<<<<

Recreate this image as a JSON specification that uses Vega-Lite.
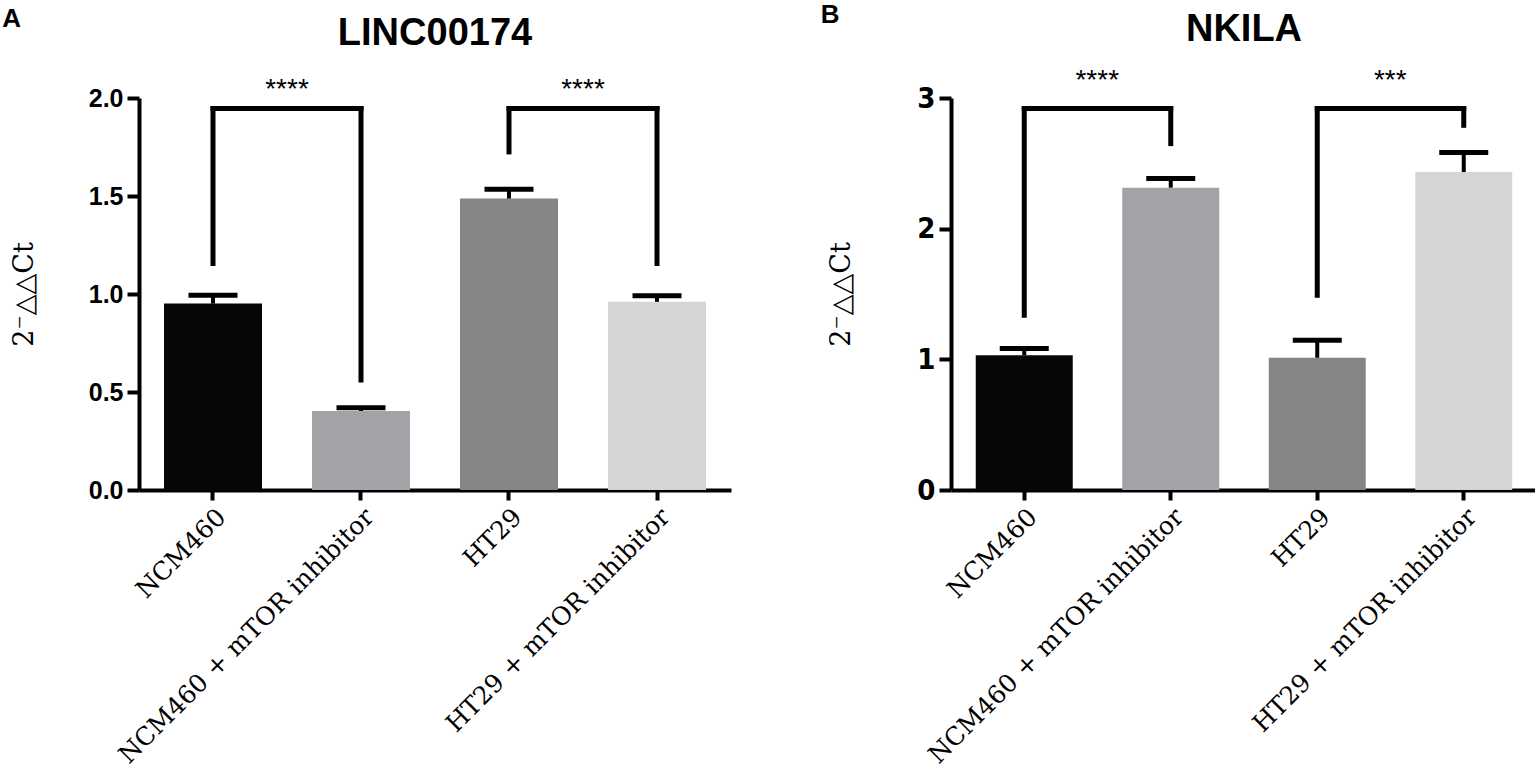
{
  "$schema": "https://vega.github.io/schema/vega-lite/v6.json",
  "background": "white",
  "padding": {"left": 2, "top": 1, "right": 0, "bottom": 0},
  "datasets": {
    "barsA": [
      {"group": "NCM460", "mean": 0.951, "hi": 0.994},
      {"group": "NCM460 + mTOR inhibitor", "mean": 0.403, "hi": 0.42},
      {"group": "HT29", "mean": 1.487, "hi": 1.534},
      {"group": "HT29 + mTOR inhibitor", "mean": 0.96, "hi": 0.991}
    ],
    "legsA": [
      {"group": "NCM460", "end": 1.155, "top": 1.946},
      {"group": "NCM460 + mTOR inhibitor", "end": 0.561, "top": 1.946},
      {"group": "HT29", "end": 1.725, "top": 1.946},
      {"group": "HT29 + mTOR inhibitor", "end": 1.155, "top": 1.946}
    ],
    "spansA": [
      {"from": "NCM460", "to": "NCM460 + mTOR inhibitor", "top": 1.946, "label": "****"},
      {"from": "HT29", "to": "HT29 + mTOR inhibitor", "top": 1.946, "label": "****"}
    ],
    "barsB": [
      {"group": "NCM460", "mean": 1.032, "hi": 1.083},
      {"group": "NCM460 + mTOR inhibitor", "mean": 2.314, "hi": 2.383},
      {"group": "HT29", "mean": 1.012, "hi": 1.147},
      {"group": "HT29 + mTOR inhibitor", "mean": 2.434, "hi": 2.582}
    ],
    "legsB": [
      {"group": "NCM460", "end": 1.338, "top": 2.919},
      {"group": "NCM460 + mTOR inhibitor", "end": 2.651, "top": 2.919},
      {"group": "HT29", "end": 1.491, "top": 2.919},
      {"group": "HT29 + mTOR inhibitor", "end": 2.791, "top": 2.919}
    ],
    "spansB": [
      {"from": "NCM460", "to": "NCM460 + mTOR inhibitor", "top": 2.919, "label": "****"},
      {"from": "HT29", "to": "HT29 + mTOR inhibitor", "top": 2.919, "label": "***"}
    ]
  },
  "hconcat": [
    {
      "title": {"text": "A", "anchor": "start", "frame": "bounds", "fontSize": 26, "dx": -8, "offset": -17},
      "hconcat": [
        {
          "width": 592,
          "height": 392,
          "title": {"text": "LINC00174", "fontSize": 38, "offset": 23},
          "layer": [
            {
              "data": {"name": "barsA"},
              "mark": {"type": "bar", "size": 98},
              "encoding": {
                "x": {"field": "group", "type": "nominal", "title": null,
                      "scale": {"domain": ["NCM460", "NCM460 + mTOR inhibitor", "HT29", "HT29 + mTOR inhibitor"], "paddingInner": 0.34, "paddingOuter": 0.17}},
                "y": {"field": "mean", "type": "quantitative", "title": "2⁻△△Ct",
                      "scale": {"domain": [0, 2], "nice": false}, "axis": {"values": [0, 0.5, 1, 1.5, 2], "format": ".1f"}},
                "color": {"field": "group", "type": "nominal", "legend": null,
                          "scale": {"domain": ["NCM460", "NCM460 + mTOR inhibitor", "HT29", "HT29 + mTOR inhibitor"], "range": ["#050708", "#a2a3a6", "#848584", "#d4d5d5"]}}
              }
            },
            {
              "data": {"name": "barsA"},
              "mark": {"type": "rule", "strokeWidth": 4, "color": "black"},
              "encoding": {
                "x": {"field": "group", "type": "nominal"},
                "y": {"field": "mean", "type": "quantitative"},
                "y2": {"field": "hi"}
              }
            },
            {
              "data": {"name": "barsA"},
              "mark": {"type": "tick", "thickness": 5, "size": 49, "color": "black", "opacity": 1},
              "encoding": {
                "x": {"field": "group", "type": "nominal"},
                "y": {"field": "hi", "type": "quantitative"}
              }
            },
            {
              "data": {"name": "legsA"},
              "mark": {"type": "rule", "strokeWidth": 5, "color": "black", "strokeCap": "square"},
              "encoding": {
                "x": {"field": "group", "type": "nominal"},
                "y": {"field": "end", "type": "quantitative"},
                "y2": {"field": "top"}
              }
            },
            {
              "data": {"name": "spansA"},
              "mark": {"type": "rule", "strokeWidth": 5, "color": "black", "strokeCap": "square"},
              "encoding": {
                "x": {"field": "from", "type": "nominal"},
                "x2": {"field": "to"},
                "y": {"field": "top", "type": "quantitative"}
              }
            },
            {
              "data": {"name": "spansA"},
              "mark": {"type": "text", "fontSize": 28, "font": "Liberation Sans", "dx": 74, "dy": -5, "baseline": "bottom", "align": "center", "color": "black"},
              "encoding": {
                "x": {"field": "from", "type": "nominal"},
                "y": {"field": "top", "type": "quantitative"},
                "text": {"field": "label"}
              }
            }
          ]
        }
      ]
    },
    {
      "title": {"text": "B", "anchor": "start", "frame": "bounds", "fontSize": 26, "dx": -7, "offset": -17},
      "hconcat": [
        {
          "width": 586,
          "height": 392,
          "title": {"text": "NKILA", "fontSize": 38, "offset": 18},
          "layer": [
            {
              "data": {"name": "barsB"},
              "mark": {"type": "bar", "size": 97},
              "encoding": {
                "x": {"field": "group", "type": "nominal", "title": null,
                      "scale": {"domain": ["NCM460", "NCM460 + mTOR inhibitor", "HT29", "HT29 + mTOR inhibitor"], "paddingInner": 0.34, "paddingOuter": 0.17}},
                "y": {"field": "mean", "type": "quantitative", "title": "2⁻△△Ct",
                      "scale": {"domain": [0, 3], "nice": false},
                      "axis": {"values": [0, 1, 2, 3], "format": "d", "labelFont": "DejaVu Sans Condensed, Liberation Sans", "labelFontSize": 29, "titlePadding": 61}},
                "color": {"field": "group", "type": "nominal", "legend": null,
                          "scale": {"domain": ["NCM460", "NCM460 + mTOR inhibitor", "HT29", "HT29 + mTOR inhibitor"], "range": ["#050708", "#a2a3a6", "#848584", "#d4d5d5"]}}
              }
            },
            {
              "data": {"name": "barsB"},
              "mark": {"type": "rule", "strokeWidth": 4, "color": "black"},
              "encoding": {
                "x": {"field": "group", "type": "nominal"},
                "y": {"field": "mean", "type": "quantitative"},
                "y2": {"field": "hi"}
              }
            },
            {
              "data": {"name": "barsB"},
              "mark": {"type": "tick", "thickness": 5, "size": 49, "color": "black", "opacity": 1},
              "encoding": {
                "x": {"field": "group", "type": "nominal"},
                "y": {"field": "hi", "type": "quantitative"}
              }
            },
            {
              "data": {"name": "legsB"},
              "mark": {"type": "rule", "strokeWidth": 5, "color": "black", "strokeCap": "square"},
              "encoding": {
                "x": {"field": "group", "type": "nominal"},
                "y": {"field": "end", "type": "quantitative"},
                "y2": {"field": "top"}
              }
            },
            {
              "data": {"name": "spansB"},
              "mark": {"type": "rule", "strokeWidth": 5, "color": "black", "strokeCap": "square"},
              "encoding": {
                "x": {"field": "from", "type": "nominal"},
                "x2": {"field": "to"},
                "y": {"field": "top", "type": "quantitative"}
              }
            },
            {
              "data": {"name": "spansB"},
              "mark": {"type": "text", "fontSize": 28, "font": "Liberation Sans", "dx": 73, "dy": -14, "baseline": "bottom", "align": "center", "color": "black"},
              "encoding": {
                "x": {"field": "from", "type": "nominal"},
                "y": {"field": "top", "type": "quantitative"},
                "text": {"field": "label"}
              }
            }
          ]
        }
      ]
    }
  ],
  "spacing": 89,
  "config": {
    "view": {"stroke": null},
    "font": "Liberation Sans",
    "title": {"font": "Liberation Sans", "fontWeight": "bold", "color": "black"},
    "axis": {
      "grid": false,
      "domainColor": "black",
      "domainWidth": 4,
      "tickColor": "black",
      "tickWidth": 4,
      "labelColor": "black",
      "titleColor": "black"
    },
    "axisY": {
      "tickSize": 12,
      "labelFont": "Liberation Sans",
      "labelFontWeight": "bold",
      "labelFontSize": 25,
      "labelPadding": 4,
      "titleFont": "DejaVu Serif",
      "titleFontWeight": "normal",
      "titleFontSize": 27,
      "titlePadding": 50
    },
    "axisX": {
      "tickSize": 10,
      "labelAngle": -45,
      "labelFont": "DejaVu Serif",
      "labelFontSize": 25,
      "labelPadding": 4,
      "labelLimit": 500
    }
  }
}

>>>>
<<<<

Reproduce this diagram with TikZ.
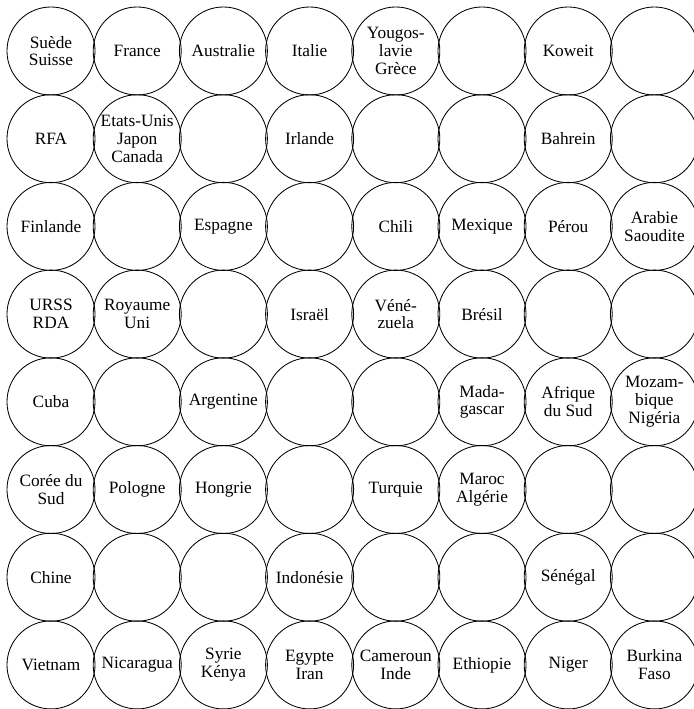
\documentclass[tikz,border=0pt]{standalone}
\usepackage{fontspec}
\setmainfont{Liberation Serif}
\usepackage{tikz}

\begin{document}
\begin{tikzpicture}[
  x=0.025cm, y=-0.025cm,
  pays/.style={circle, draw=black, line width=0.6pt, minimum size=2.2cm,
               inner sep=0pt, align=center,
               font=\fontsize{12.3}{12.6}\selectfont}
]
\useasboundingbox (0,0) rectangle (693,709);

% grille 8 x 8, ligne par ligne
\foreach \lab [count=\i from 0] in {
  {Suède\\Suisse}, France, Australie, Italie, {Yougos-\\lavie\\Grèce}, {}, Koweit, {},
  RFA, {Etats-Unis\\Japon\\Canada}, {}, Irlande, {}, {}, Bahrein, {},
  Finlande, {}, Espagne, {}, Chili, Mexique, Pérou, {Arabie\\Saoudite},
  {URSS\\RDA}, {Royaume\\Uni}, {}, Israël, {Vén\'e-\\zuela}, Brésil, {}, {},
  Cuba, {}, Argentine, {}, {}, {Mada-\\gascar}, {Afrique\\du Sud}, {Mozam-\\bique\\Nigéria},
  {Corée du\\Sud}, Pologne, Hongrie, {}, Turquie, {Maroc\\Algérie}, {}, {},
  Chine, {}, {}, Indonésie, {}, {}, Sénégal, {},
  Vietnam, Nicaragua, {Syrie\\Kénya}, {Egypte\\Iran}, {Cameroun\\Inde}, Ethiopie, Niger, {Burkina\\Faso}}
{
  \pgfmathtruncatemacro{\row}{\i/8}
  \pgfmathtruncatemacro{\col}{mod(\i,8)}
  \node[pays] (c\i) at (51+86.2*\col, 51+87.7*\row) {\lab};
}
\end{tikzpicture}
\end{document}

>>>>

_Your task_
Taking the entries above, extract every line from the one bearing "Reproduce this diagram with TikZ." through the one bearing "(0,0) rectangle (693,709);", exactly, with no pictures.

_Response_
Reproduce this diagram with TikZ.
\documentclass[tikz,border=0pt]{standalone}
\usepackage{fontspec}
\setmainfont{Liberation Serif}
\usepackage{tikz}

\begin{document}
\begin{tikzpicture}[
  x=0.025cm, y=-0.025cm,
  pays/.style={circle, draw=black, line width=0.6pt, minimum size=2.2cm,
               inner sep=0pt, align=center,
               font=\fontsize{12.3}{12.6}\selectfont}
]
\useasboundingbox (0,0) rectangle (693,709);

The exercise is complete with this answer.